After reading this brilliant article, “How I Manage My Depression While Traveling Abroad,” by xoJane author, Kennedy Ryan, I practically punched the air with excitement over how eloquently Ms. Ryan had mirrored and expressed my own darkest ‘while-traveling’ feelings.
And I practically physically punched the following ignorant troll who commented on the article. (Well, this is the internet, so it’s more accurate to say, ‘entertained extensive fantasies of physically punching.’)
Okay, this will sound bitchy, but what do you have to be depressed about if you are getting to travel abroad?
. . . but really are you complaining about your depression while you travel?? It’s about as interesting as complaining about your cold/flu, yeah it sucks, but like stay in a few days until you get over it.
I have little sympathy. I haven’t been on a real vacation in like 6 years.
Now, to be fair, most other xoJane commenters jumped in with impassioned defenses of Ms. Ryan and the article — with paragraphs upon paragraphs ranging from personal experience to scientific proofs.
But, as a sufferer of an anxiety disorder myself, it bothers me that there exists even one person in 2014 who (a) remains clueless enough to believe that mental illness is equivalent to a stuffy nose, and (b) is confident enough in their belief to broadcast it in a public forum.
Yet, ultimately, what really bugs me isn’t that there is a minority (and I really hope it is just a minority) of the population that remains oblivious to the realities of mental illness. What really cuts through me, down to my very depths, is the damage that comments like these, which echo our existing insecurities and self-criticism, can do to travelers like Ms. Ryan and myself.
Because here’s the thing. We know we’re privileged. We already feel lucky to see what we see, to experience what we experience while traveling.
The problem isn’t that we need a lesson in gratitude — it’s that we are forced to travel with a sinister imaginary friend who’s constantly whispering in our ear, “But what if you’re not having enough fun?”
“What if you spent all this money for nothing?”
“What if your suitcase gets lost in baggage check?”
“That was a historical landmark you just visited — shouldn’t you have felt . . . historical?”
I returned less than a week ago from a fabulous trip to NYC — my first visit there. And believe me, I thought about how lucky I was to be there every minute. But I had plenty of down moments, too.
I felt guilty about not enjoying the ‘landmark’ experiences like the Top of the Rock observation deck (which was ridiculously crowded and overwhelming) and absolutely loving the quirky, non-iconic ones (like seeing Godzilla in the original Japanese at the Film Forum). I worried frequently that I wasn’t enjoying myself enough in proportion to the amount of money that I was spending on the trip. And I felt ashamed to share these feelings with my family and my boyfriend back home, who desperately wished they were there with me.
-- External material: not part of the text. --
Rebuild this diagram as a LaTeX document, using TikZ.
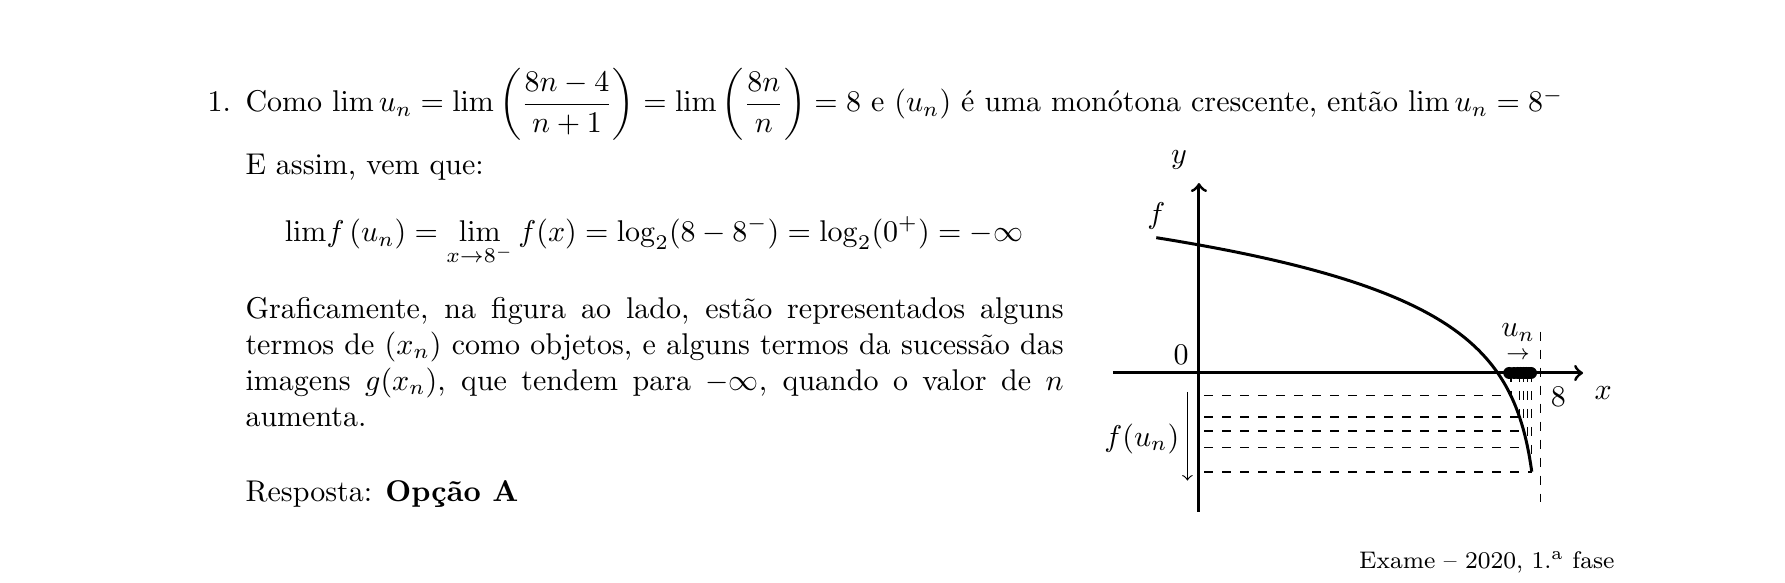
\documentclass[tikz,border=0pt]{standalone}
\usepackage{amsmath}
\usepackage{amssymb}
\usetikzlibrary{arrows,positioning}

\tikzset{
  texto/.style={inner sep=0pt, anchor=base west},
  eixo/.style={line width=1pt, ->},
  grafico/.style={line width=1pt},
  tracejado/.style={dashed, line width=0.4pt},
  ponto/.style={circle, fill, inner sep=0pt, minimum size=4pt},
}

\begin{document}
\begin{tikzpicture}
  \useasboundingbox (0,0) rectangle (20.913,-6.819);

  % resolucao
  \node[texto] (num) at (2.425,-1.312) {1.};
  \node[texto] (linha) at (2.870,-1.312) {Como $\lim u_n=\lim\left(\dfrac{8n-4}{n+1}\right)=\lim\left(\dfrac{8n}{n}\right)=8$ e $(u_n)$ é uma monótona crescente, então $\lim u_n=8^-$};
  \node[texto] (assim) at (2.870,-2.050) {E assim, vem que:};
  \node[inner sep=0pt, anchor=base] (limite) at (7.662,-2.835) {$\displaystyle \lim\!f\left(u_n\right)=\lim_{x\to 8^-}f(x)=\log_2(8-8^-)=\log_2(0^+)=-\infty$};
  \node[texto, text width=272.7pt, align=justify] (grafic) at (2.870,-3.726) {Graficamente, na figura ao lado, estão representados alguns\linebreak termos de $(x_n)$ como objetos, e alguns termos da sucessão das\linebreak imagens $g(x_n)$, que tendem para $-\infty$, quando o valor de $n$\linebreak aumenta.};
  \node[texto] (resp) at (2.870,-5.870) {Resposta: \textbf{Opção A}};
  \node[inner sep=0pt, anchor=base east, font=\footnotesize] (exame) at (18.921,-6.655) {Exame -- 2020, 1.\textsuperscript{a} fase};

  % grafico
  \begin{scope}[shift={(14.047cm,-4.370cm)}, x=0.5cm, y=0.5cm]
    \coordinate (xi) at (-2.02,0);
    \coordinate (xf) at (9,0);
    \coordinate (yi) at (0,-3.25);
    \coordinate (yf) at (0,4.45);
    \coordinate (ta) at (8,0.97);
    \coordinate (tb) at (8,-3.03);
    \coordinate (fa) at (-0.27,-0.44);
    \coordinate (fb) at (-0.27,-2.52);

    \draw[tracejado] (ta) -- (tb);
    \foreach \u [count=\i] in {7.31,7.51,7.61,7.70,7.80} {
      \coordinate (h\i) at (0.12,{ln(8-\u)/ln(2)});
      \coordinate (c\i) at (\u,{ln(8-\u)/ln(2)});
      \coordinate (v\i) at (\u,0);
      \draw[tracejado] (h\i) -- (c\i);
      \draw[tracejado] (v\i) -- (c\i);
    }
    \draw[eixo] (xi) -- (xf);
    \draw[eixo] (yi) -- (yf);
    \draw[grafico, domain=-1:7.8, samples=150, smooth] plot (\x,{ln(8-\x)/ln(2)});
    \foreach \u [count=\i] in {7.27,7.38,7.47,7.54,7.61,7.67,7.73,7.78} {
      \node[ponto] (p\i) at (\u,0) {};
    }
    \draw[->] (fa) -- (fb);

    \node (ylab) at (-0.47,4.98) {$y$};
    \node (xlab) at (9.47,-0.48) {$x$};
    \node (zero) at (-0.42,0.42) {$0$};
    \node (oito) at (8.42,-0.56) {$8$};
    \node (flab) at (-1.0,3.68) {$f$};
    \node[inner sep=0pt, anchor=east] (fun) at (-0.45,-1.54) {$f(u_n)$};
    \node[inner sep=0pt, anchor=base] (un) at (7.48,0.85) {$\underset{\rightarrow}{u_n}$};
  \end{scope}
\end{tikzpicture}
\end{document}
But I did share them, and my security blanket became my conversations with my loved ones. All the before-bed questions that I dumped on them (“Was it okay to spend $15 on a sandwich?!” and “I thought Grand Central Station was underwhelming: Am I a bad tourist?!”) helped shake me out of my ‘mean reds,’ as New Yorker Holly Golightly would say, and meet the next morning refreshed. As did sharing all the good experiences across the telephone lines.
I’ll never forget walking into Times Square for the very first time — with my mom on the phone with me.
My mom has a number of spinal and nerve problems and for the past eight years, though we know not forever, she’s been completely home-bound. When I was growing up and we had no money to travel, we would fantasize about going on a road trip for my 16th birthday or to Vegas for my 21st. But when Mom’s medical problems got worse, we realized those trips wouldn’t be coming for a long time.
After I graduated university, I started to travel by myself. Ontario, Boston, Minneapolis, New Orleans, Columbus, and now New York City! And I love solo travel, don’t get me wrong, but just as Ms. Ryan’s article articulates, every trip — solo or not — has its ups and downs.
So when we walked into Times Square together, sobbing and blowing our noses in a very un-metropolitan manner, we connected — 800 miles apart — and I remembered something Mom has always tried to teach me: Picture your memories like a filing cabinet. All the experiences that disappointed get shoved in the back in a dusty, rusty corner of the drawer. But the ones that made you remember why you spent $1,300 on a room without a private toilet just to see New York — they’re always right there, just at your fingertips.